9. For their final unit of the year in American History class, students in Chuck Taft's 8th grade US history teacher maintained their traditional 3 ring binder with a wiki. Students created oral histories, videos, voicethread stories, participated in a "Civil Rights Era Facebook Community, etc using web based tools. Project home page: http://turningpoints08.wikispaces.com/
I could go on and on and on here, but you get the point. None of these projects required any network storage at all. Derrel's idea of purchasing as much bandwidth as possible makes a great deal of sense. All of the money saved by not having to purchase expensive LAN storage systems could be diverted to paying for increased bandwidth.

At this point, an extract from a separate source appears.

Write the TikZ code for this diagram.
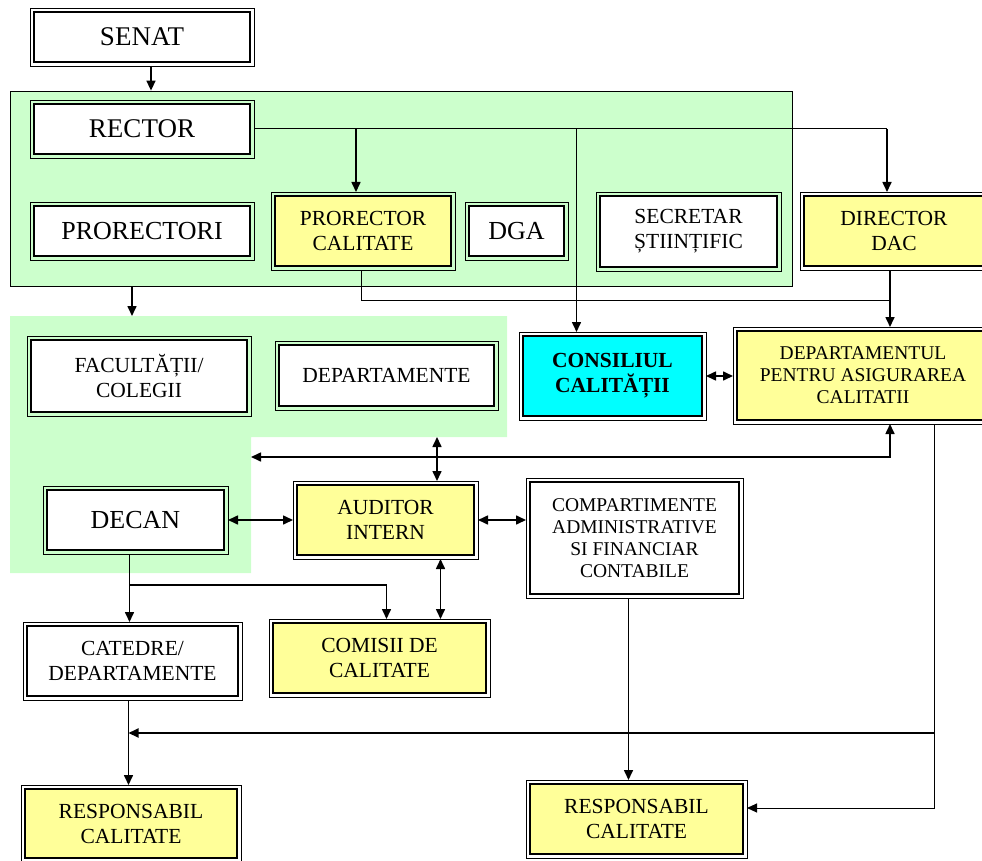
\documentclass[tikz,border=0pt]{standalone}
\usepackage{fontspec}
\setmainfont{Liberation Serif}
\usetikzlibrary{arrows.meta}
\definecolor{verde}{HTML}{CCFFCC}
\definecolor{galben}{HTML}{FFFF99}
\definecolor{cian}{HTML}{00FFFF}

\begin{document}
\begin{tikzpicture}[x=1pt, y=-1pt,
    box/.style={draw, line width=2pt, fill=white, align=center, inner sep=0pt, outer sep=4pt, font=\fontsize{21.5}{25}\selectfont},
    mare/.style={font=\fontsize{27}{30}\selectfont},
    mediu/.style={font=\fontsize{26}{30}\selectfont},
    mic/.style={font=\fontsize{19.5}{22}\selectfont},
    arr/.style={-{Triangle[length=10pt,width=9pt]}, line width=1.6pt},
    dbl/.style={{Triangle[length=10pt,width=9pt]}-{Triangle[length=10pt,width=9pt]}, line width=1.6pt}]
    \useasboundingbox (0,0) rectangle (982,861);
    \clip (0,0) rectangle (982,861);

    \node[draw, line width=0.8pt, fill=verde, inner sep=0pt, minimum width=782pt, minimum height=195pt] (conducere) at (401,188.5) {};
    \fill[verde] (10,316) -- (507,316) -- (507,437) -- (251,437) -- (251,573) -- (10,573) -- cycle;

    \node[box, mare, minimum width=216pt, minimum height=50pt] (senat) at (142,37) {SENAT};
    \node[box, mare, minimum width=216pt, minimum height=50pt] (rector) at (142,129) {RECTOR};
    \node[box, mediu, minimum width=216pt, minimum height=50pt] (prorectori) at (142,231) {PRORECTORI};
    \node[box, fill=galben, minimum width=176pt, minimum height=70pt] (prorcal) at (363,231) {PRORECTOR\\CALITATE};
    \node[box, mediu, minimum width=95pt, minimum height=50pt] (dga) at (516.5,231) {DGA};
    \node[box, minimum width=177pt, minimum height=71pt] (secretar) at (688.5,231.5) {SECRETAR\\ȘTIINȚIFIC};
    \node[box, fill=galben, minimum width=180pt, minimum height=70pt] (director) at (894,231) {DIRECTOR\\DAC};

    \node[box, fill=cian, font=\fontsize{21.5}{25}\selectfont\bfseries, minimum width=179pt, minimum height=80pt] (consiliu) at (612.5,376) {CONSILIUL\\CALITĂȚII};
    \node[box, mic, fill=galben, minimum width=252pt, minimum height=89pt] (dac) at (863,375.5) {DEPARTAMENTUL\\PENTRU ASIGURAREA\\CALITATII};
    \node[box, minimum width=216pt, minimum height=72pt] (facultati) at (139,376) {FACULTĂȚII/\\COLEGII};
    \node[box, minimum width=215pt, minimum height=61pt] (departamente) at (386.5,375.5) {DEPARTAMENTE};

    \node[box, mediu, minimum width=177pt, minimum height=60pt] (decan) at (135.5,520) {DECAN};
    \node[box, fill=galben, minimum width=177pt, minimum height=70pt] (auditor) at (385.5,520) {AUDITOR\\INTERN};
    \node[box, mic, minimum width=209pt, minimum height=112pt] (compart) at (634.5,538) {COMPARTIMENTE\\ADMINISTRATIVE\\SI FINANCIAR\\CONTABILE};

    \node[box, minimum width=211pt, minimum height=70pt] (catedre) at (132.5,661) {CATEDRE/\\DEPARTAMENTE};
    \node[box, fill=galben, minimum width=213pt, minimum height=70pt] (comisii) at (379.5,658) {COMISII DE\\CALITATE};
    \node[box, fill=galben, minimum width=212pt, minimum height=69pt] (resp1) at (131,823.5) {RESPONSABIL\\CALITATE};
    \node[box, fill=galben, minimum width=213pt, minimum height=70pt] (resp2) at (636.5,819) {RESPONSABIL\\CALITATE};

    \foreach \n in {senat,rector,prorectori,prorcal,dga,secretar,director,consiliu,dac,facultati,departamente,decan,auditor,compart,catedre,comisii,resp1,resp2}
        \draw[line width=0.8pt] (\n.north west) rectangle (\n.south east);

    \coordinate (facTop) at (132,316);
    \coordinate (facBot) at (437,437);
    \coordinate (decanEdge) at (251,457);
    \coordinate (mijloc) at (0,300);
    \coordinate (jos) at (934,733);

    \draw[arr] ([xshift=9pt]senat.south) -- ([xshift=9pt]senat.south |- conducere.north);
    \draw[line width=1pt] (rector.east) -- ([xshift=-7pt]director.north |- rector.east);
    \draw[arr] ([xshift=-7pt]prorcal.north |- rector.east) -- ([xshift=-7pt]prorcal.north);
    \draw[arr] ([xshift=-36pt]consiliu.north |- rector.east) -- ([xshift=-36pt]consiliu.north);
    \draw[arr] ([xshift=-7pt]director.north |- rector.east) -- ([xshift=-7pt]director.north);
    \draw[arr] (conducere.south -| facTop) -- (facTop);

    \draw[line width=1pt] ([xshift=-2pt]prorcal.south) |- ([xshift=-4pt]director.south |- mijloc);
    \draw[arr] ([xshift=-4pt]director.south) -- ([xshift=-4pt]director.south |- dac.north);
    \draw[dbl] (consiliu.east) -- (consiliu.east -| dac.west);

    \draw[dbl] (decanEdge) -| ([xshift=27pt]dac.south);
    \draw[dbl] (facBot) -- (facBot |- auditor.north);
    \draw[dbl] (decan.east) -- (auditor.west);
    \draw[dbl] (auditor.east) -- (auditor.east -| compart.west);
    \draw[dbl] ([xshift=55pt]auditor.south) -- ([xshift=55pt]auditor.south |- comisii.north);

    \draw[arr] ([xshift=-6pt]decan.south) -- ([xshift=-6pt]decan.south |- catedre.north);
    \draw[arr] ([xshift=-6pt]decan.south) ++(0,31) -| ([xshift=7pt]comisii.north);
    \draw[arr] ([xshift=-4pt]catedre.south) -- ([xshift=-4pt]catedre.south |- resp1.north);
    \draw[arr] ([xshift=-6pt]compart.south) -- ([xshift=-6pt]compart.south |- resp2.north);
    \draw[line width=1pt, -{Triangle[length=10pt,width=9pt]}] ([xshift=71pt]dac.south) |- ([yshift=11pt]resp2.east);
    \draw[arr, line width=2pt] (jos) -- ([xshift=-4pt]catedre.south |- jos);
\end{tikzpicture}
\end{document}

Perhaps even some of that could be used for professional development and/or faculty enhancement!!!
Going forward, we are currently working with a consultant to setup an off site hosted Word Press MU network which will give all interested students and teachers a blog space with powerful podcasting capabilities. After the audio files are created, students and teachers will be able to upload them to their blogs as a podcast file. The audio files will live on a server in California. This system gives us 100 GB of storage with 1 TB of monthly bandwidth throughput...all for the very reasonable cost of $600 annually!!!
I've enjoyed this thread. Thanks for sharing everyone.
Cheers!!
Matt Montagne
Matt,
ReplyDeleteI'm no expert, but the fact that these projects were saved off site probably made it easier for parents to access, right? In any event, I viewed almost all of these projects--providing a great way to authentically communicate to families what their kids are doing (and what they might do in a future class).